Kliff Kingsbury couldn’t have asked for a better start to his head coaching career, but injuries and a stiffer schedule turned a stellar 7-0 start into an average 7-5 regular season.
The Red Raiders pulled a major upset over Arizona State in the Holiday Bowl to end the season with a sweet taste in their mouths, but can Kingsbury take Texas Tech to the next level? His team will have to answer these questions first.
Can continuity trump inexperience on defense? The Red Raiders lost seven starters from last year’s defense, including defensive line standouts Kerry Hyder and Dartwan Bush and outside linebacker Terrance Bullitt. Leading rusher Kenny Williams already made headlines by offering to move to outside linebacker and compete for Bullitt’s spot.
Tech may rely on juco transfers up front, but there’s going to be a ton of competition in the defensive backfield.

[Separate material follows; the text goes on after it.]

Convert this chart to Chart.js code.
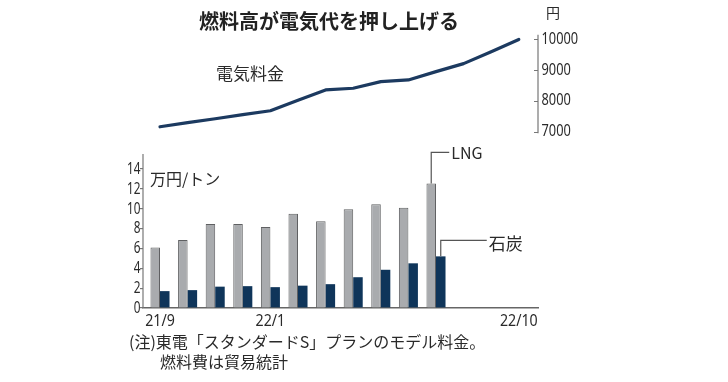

Dee Paul, Martin Hill and Jeremy Reynolds should be in the mix to replace Bruce Jones at corner across from Justis Nelson. Both safety spots are up for grabs, and look for J.J. Gaines and Keenon Ward to grab them during the spring.
The biggest plus for the Red Raiders is not needing to learn a new system. For the first time since the 2009 season, Texas Tech’s defense will be coordinated by the same man who handled duties the previous season. Matt Wallerstedt has given Tech continuity at Texas Tech, but rebuilding the defense won’t be a simple task this spring.
Wallerstedt already made an impact in Year 1, helping the defense force 19 turnovers to just 11 from the 2012 season. Perspective reminds us that those 19 takeaways still put the Red Raiders last in the conference, and Tech gave up almost identical yardage per play in 2013 than in 2012, despite a down year for Big 12 offenses. There’s plenty of room for improvement in Year 2 under Wallerstedt, and that improvement will determine how close Tech gets to contending for a Big 12 title.
Who are the weapons? Eric Ward and Jace Amaro caught 189 passes last year. Whether you’re a math major or not, I can assure you that is a lot. Amaro left early for the NFL and Ward graduated after a consistent career in Lubbock, and the spring is all about finding the guys who’ll fill their void.
The good news is Tech is extremely deep at receiver. They’ll have outstanding candidates, but Davis Webb has to find a new No. 1 target this spring. Jakeem Grant is an undersized speedster at 5-foot-6, 160 pounds, but he caught 65 balls for 796 yards and six scores last year. Sophomore Reginald Davis should be able to make an impact and Bradley Marquez will be a senior after catching six scores last season. With as much as Texas Tech throws the ball, you can bet the No. 1 receiver out of camp in Lubbock will catch at least 100 balls next fall.
Can the defensive line be a strength again? Hyder and Bush combined for 16.5 tackles for loss last season, but both are gone. Jackson Richards and Branden Jackson return, but filling Dennell Wesley’s void at tackle will be very interesting. Rika Levi may end up being the starter, but the juco transfer won’t join the team until after spring. Wallerstedt wants the 379-pounder playing closer to 350 pounds, too. Until then, look for 325-pound sophomore Anthony Smith to work with the first team this spring. He’s got to excel this spring to make Levi’s road to starting a difficult one.
In the Big 12, though, it’s all about pass rush. Can Richards and Jackson keep progressing and take the next step to helping Tech build a defense?
Player to watch: V.J. Fehoko, LB
That name should sound familiar. He’s former Tech linebacker Sam Fehoko’s younger brother, and though he began spring as a backup, defensive coordinator Matt Wallerstedt gushed about him to the Lubbock Avalanche-Journal this week, calling him a "big shot in the arm" for the program.
"I think he’s going to be a force in the middle. He’s intense. He’s violent," Wallerstedt said of the 5-11, 225-pound senior. "Before he takes the field, he always wants to talk crazy to me. He loves to play the game."
Fehoko transferred to Texas Tech from Utah back in January, and without Will Smith in the middle, there’s room for him to make an impact. He made just 20 tackles last season as a reserve, but took advantage of the NCAA transfer rule to gain immediate eligibility for the Red Raiders. A change of scenery can be good for careers like his, and so far, it looks like that’s the case. Keep an eye on him and don’t be surprised if he leaves spring as Tech’s starter in the middle of the defense.